Marcus was rescued by a Pashtun doctor from the village of Sabray. The Pashtuns are a strong warrior tribe that are usually allied with the Taliban. In this case they were not. One of their tribal laws is called lokhay warkawal. This law means that if they take someone into their home they a sworn to defend that person to the death. That is exactly what the village of Sabray did for Marcus Luttrell. Marcus was protected by a man named Gulab. They sheltered him until he was rescued by the Army Rangers six day after the original gun battle.

Style

Marcus Luttrell writes in a very casual way. His book is written in a very conversational tone. This helps the reader understand this book better. It also makes the reader feel as if they are listening to Luttrell talk about these events. Marcus has a very sophisticated vocabulary. There are rather large words used throughout the book. There is plenty of action in this book. The whole fight on the mountain takes up a lot of the book, and that part is very thrilling. Luttrell is very good at describing the scenery that the book is taking place in. Luttrell has a tendency to bring up major points many times because he really wants the reader to understand them. His major point is that there is much more that goes on in the world than the citizens of the US know because the media bends and twists things to seem like they are something else. Luttrell brings that up a whole lot in his book. The chapters were rather long, but the long chapters suited the book because so much stuff happened. The book was a good length at 388 pages.

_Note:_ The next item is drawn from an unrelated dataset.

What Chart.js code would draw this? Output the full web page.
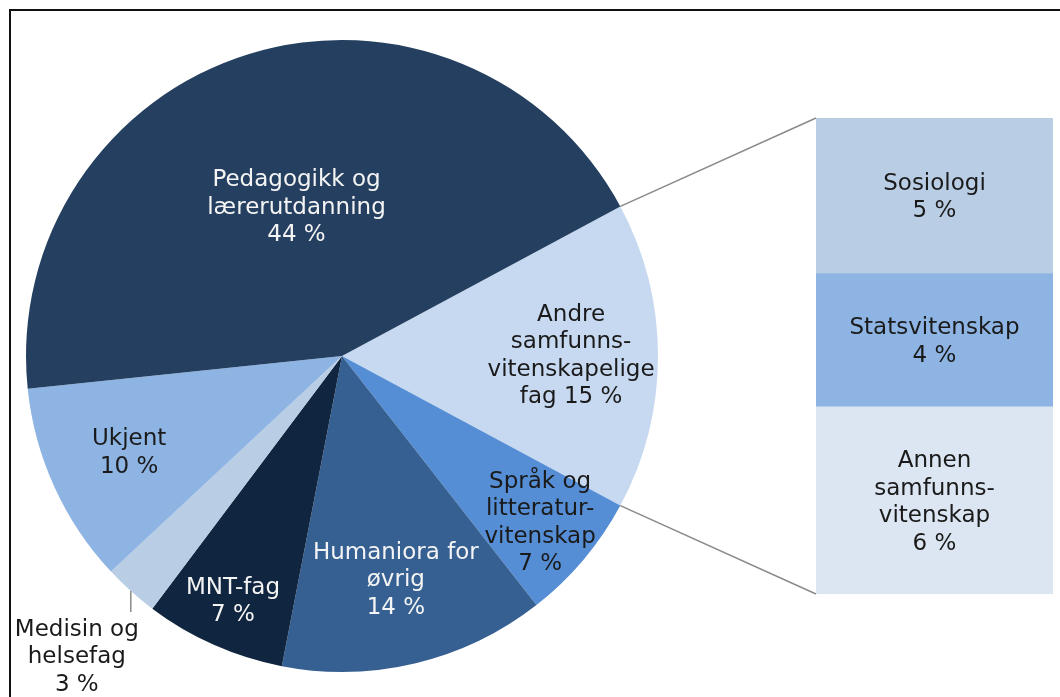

Interview with Marcus on the Today Show



Reccomendation

I would reccomend this book to anyone. It is a great eye opener to the war in Afghanistan and Iraq. The only thing that I might be wary of is that there is a fair amount of foul language in it. This comes out more in the fighting parts of the book though. Janice Harayda said, "Luttrell’s memoir of this horrific
experience is part war story, part polemic against “the liberal media” and part Valentine to George W. Bush. As a war story, it is gripping, providing a rare soldier’s-eye-view of a guerilla conflict. As a polemic, it is uneven. And as a Valentine to the president, it is likely to appeal only those who already support the administration." The New York Times said,"Along with the tragic story about how Mr. Luttrell lost his comrades, the book is spiked with unabashed braggadocio and patriotism, as well as several polemical passages lashing out at the “liberal media” for its role in sustaining military rules of engagement that prevent soldiers from killing unarmed civilians who may also be scouts or informers for terrorists. The book was embraced by many military buffs and conservatives. And the baby-faced Mr. Luttrell, with his commanding physical presence and soft-spoken delivery, made for an intriguing presence in his television interviews." All in all this was a great book. I really enjoyed reading it.